When can I go and meet with God?”                 Ps 42:1-2

It is not surprising that the Bible describes spiritual dryness with imagery of drought and thirst. Water is the basis for life.  Most humans will die after three to four days without water. Just as our physical needs are crucial for humanity’s survival, so too, are our spiritual longings. In today’s world where we face the increasing complexities of globalism in the mushrooming information age, we are buoyed by our exponential increase in knowledge. The world may end, but we will figure out a way to live on Mars.

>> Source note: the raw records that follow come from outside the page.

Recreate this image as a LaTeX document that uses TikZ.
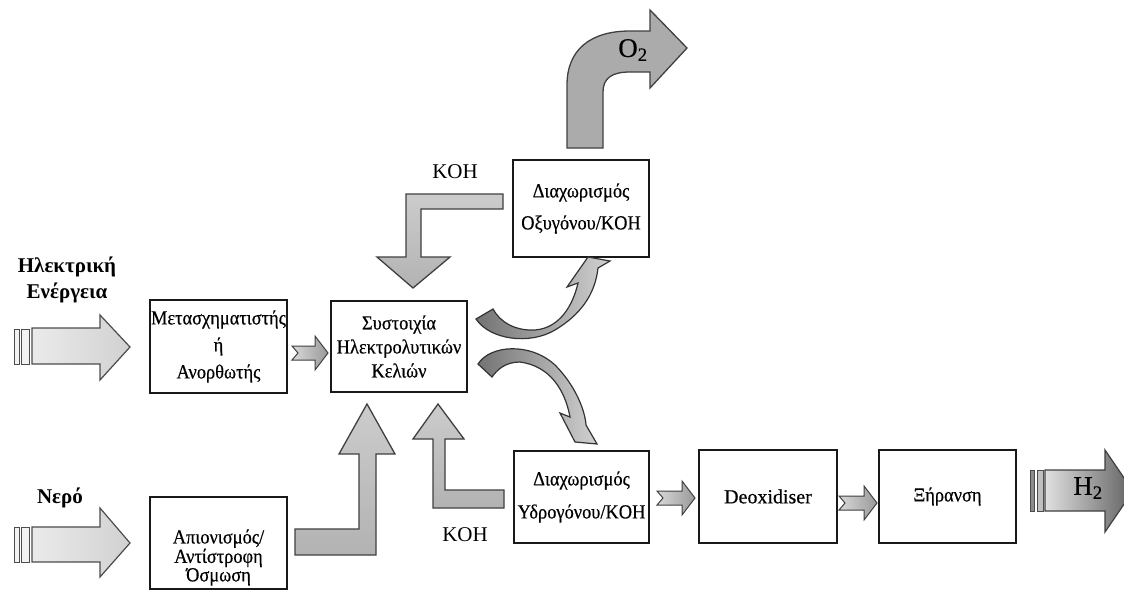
\documentclass[tikz,border=0pt]{standalone}
\usepackage{fontspec}
\setmainfont{Liberation Serif}
\newfontfamily\boxfont[FakeStretch=0.92,FakeBold=0.4]{Liberation Serif}
\newfontfamily\latfont[FakeBold=0.4]{Liberation Serif}
\usetikzlibrary{calc}
\newcommand\notcharr[3]{%
  \draw[smallarr] (#1,#2-7) -- (#3-13,#2-7) -- (#3-13,#2-17) -- (#3,#2) -- (#3-13,#2+17) -- (#3-13,#2+7) -- (#1,#2+7) -- (#1+6,#2) -- cycle;}
\begin{document}
\begin{tikzpicture}[x=1pt,y=-1pt,
  blk/.style={draw=black!90, line width=2pt, fill=white, inner sep=0pt, align=center, font=\boxfont\fontsize{20}{27}\selectfont},
  blockarr/.style={draw=black!75, line width=1.3pt, line join=miter, top color=black!20, bottom color=black!30},
  smallarr/.style={draw=black!75, line width=1pt, line join=miter, left color=black!15, right color=black!40},
  inarr/.style={draw=black!70, line width=1.2pt, line join=miter, left color=black!8, right color=black!18},
  bar/.style={draw=black!70, line width=1pt, fill=black!5},
  curvarr/.style={draw=black!80, line width=1.2pt, left color=black!55, right color=black!18},
  lbl/.style={font=\fontsize{21}{26}\selectfont, align=center, inner sep=0pt},
  biglbl/.style={font=\latfont\fontsize{27}{30}\selectfont, inner sep=0pt}
]
\useasboundingbox (0,0) rectangle (1124,590);
\clip (0,0) rectangle (1124,590);
\fill[white] (0,0) rectangle (1124,590);

% boxes
\node[blk, minimum width=137, minimum height=93] (m) at (218.5,346.5) {Μετασχηματιστής\\ή\\Ανορθωτής};
\node[blk, minimum width=136, minimum height=91, font=\boxfont\fontsize{20}{24}\selectfont] (s) at (399,346.5) {Συστοιχία\\Ηλεκτρολυτικών\\Κελιών};
\node[blk, minimum width=136, minimum height=97, font=\boxfont\fontsize{20}{32}\selectfont] (ox) at (581,208.5) {Διαχωρισμός\\Οξυγόνου/KOH};
\node[blk, minimum width=135, minimum height=92, font=\boxfont\fontsize{20}{33}\selectfont] (hy) at (581.5,497) {Διαχωρισμός\\Υδρογόνου/KOH};
\node[blk, minimum width=138, minimum height=93, font=\latfont\fontsize{20}{27}\selectfont] (de) at (768,496.5) {Deoxidiser};
\node[blk, minimum width=137, minimum height=93] (xe) at (947.5,496.5) {Ξήρανση};
\node[blk, minimum width=137, minimum height=92] (ap) at (218.5,542.5) {};
\node[align=center, inner sep=0pt, font=\boxfont\fontsize{20}{15.5}\selectfont] (apt) at ($(ap.center)+(0,15)$) {Απιονισμός/\\Αντίστροφη\\Όσμωση};

% labels
\node[lbl, font=\bfseries\fontsize{21}{26}\selectfont] (el) at (67,280) {Ηλεκτρική\\Ενέργεια};
\node[lbl, font=\bfseries\fontsize{21}{26}\selectfont] (ne) at (60,498) {Νερό};
\node[lbl] (koh1) at (455,172) {KOH};
\node[lbl] (koh2) at (465,535) {KOH};

% input arrows
\draw[bar] (14,329) rectangle (19,364);
\draw[bar] (21,329) rectangle (29,364);
\draw[inarr] (32,328) -- (100,328) -- (100,315) -- (130,347) -- (100,380) -- (100,364) -- (32,364) -- cycle;
\draw[bar] (14,527) rectangle (19,562);
\draw[bar] (21,527) rectangle (29,562);
\draw[inarr] (32,527) -- (100,527) -- (100,508) -- (130,543) -- (100,577) -- (100,562) -- (32,562) -- cycle;

% small arrows
\notcharr{292}{353}{328}
\notcharr{657}{498}{695}
\notcharr{839}{503}{877}

% L arrows
\draw[blockarr] (295,529) -- (359,529) -- (359,454) -- (339,454) -- (367,404) -- (395,454) -- (376,454) -- (376,555) -- (295,555) -- cycle;
\draw[blockarr] (504,490) -- (445,490) -- (445,439) -- (464,439) -- (438,404) -- (413,439) -- (433,439) -- (433,508) -- (504,508) -- cycle;
\draw[blockarr] (503,194) -- (406,194) -- (406,257) -- (377,257) -- (413,288) -- (450,257) -- (421,257) -- (421,209) -- (503,209) -- cycle;

% O2 arrow
\draw[draw=black!75, line width=1.3pt, line join=miter, fill=black!33]
  (567,148) -- (567,85) .. controls (567,50) and (590,31) .. (630,31) -- (650,31) -- (650,10) -- (687,48) -- (650,88) -- (650,72) -- (630,72) .. controls (612,72) and (603,78) .. (603,92) -- (603,148) -- cycle;
\node[biglbl] (o2) at (633,50) {O\textsubscript{2}};

% curved arrows
\draw[curvarr] (476,319) .. controls (490,340) and (530,345) .. (555,330) .. controls (580,315) and (595,295) .. (598,268) -- (610,261) -- (588,257) -- (567,287) -- (578,283) .. controls (573,305) and (560,328) .. (535,330) .. controls (515,331) and (500,322) .. (493,309) -- cycle;
\draw[curvarr] (478,364) .. controls (490,345) and (530,342) .. (555,365) .. controls (575,385) and (585,410) .. (586,425) -- (597,444) -- (575,442) -- (560,413) -- (570,417) .. controls (565,390) and (550,366) .. (520,362) .. controls (505,362) and (497,370) .. (492,377) -- cycle;

% H2 arrow
\draw[draw=black!70, line width=1pt, fill=black!45] (1030,470) rectangle (1034,511);
\draw[draw=black!70, line width=1pt, fill=black!25] (1037,470) rectangle (1043,511);
\draw[draw=black!75, line width=1.2pt, line join=miter, left color=black!12, right color=black!62]
  (1045,470) -- (1105,470) -- (1105,450) -- (1133,491) -- (1105,532) -- (1105,511) -- (1045,511) -- cycle;
\node[biglbl] (h2) at (1088,488) {H\textsubscript{2}};
\end{tikzpicture}
\end{document}
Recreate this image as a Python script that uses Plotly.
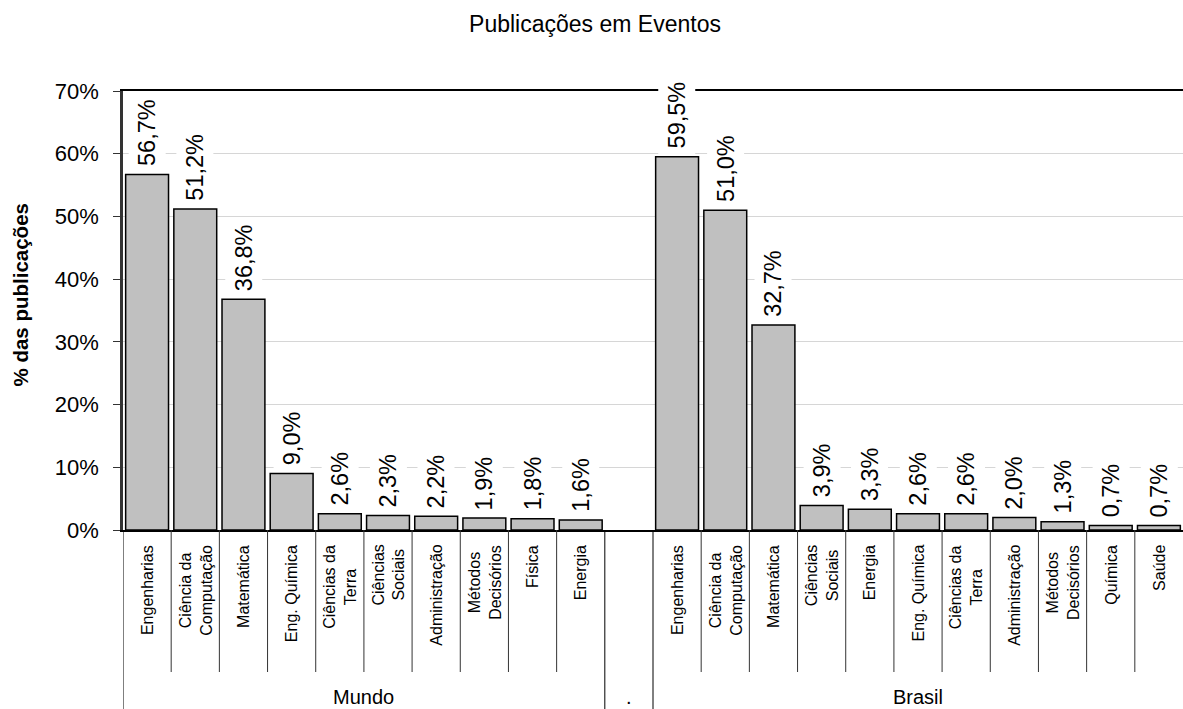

“My people have committed two sins:

They have forsaken me, the spring of living water,

and have dug their own cisterns,

broken cisterns that cannot hold water.”                     Jer 2:13

Self-sufficiency is a broken cistern.  While hard work, honed discipline, and personal investment are crucial for our spiritual journeys, they are not enough for finding true inner peace.  We cannot save ourselves.  We must be careful not to quench our spiritual thirst with our own self-supply of water.  Drought in the Bible is a scream for personal and national repentance, a last wake-up call for salvation.  Desalinated spirituality can never substitute for God’s living water.


 

 

[1] Gen 41:53-57

[2] Gen 12:10; 26:1; Ruth 1:1; 2 Sam 21:1; 1 Kings 17:1; 2 Kings 4:38; 6:25; Jer 14:1-6; Acts 11:28

[3] Dt 28:22-24; Lev 26:18–20

[4] Isa 24:1-7; Zech 14:12-19

[5] Jer 14:12; 24:10; 27:13; 42:17; Ezk 7:15; 14:21; Lev 26:25-26; Lk 21:10

[6] Rev 6:1-8.  The description of Revelation’s four horsemen is not exact and has been variously interpreted.  Yet, verse 8 ends with, “They were given power over a fourth of the earth to kill by sword, famine and plague, and by the wild beasts of the earth.”  See also Ezk 14:21.

[7] Some interpreters understand the locusts as symbolic for foreign invading armies, like the Babylonians, though there is no historical context given within the book of Joel.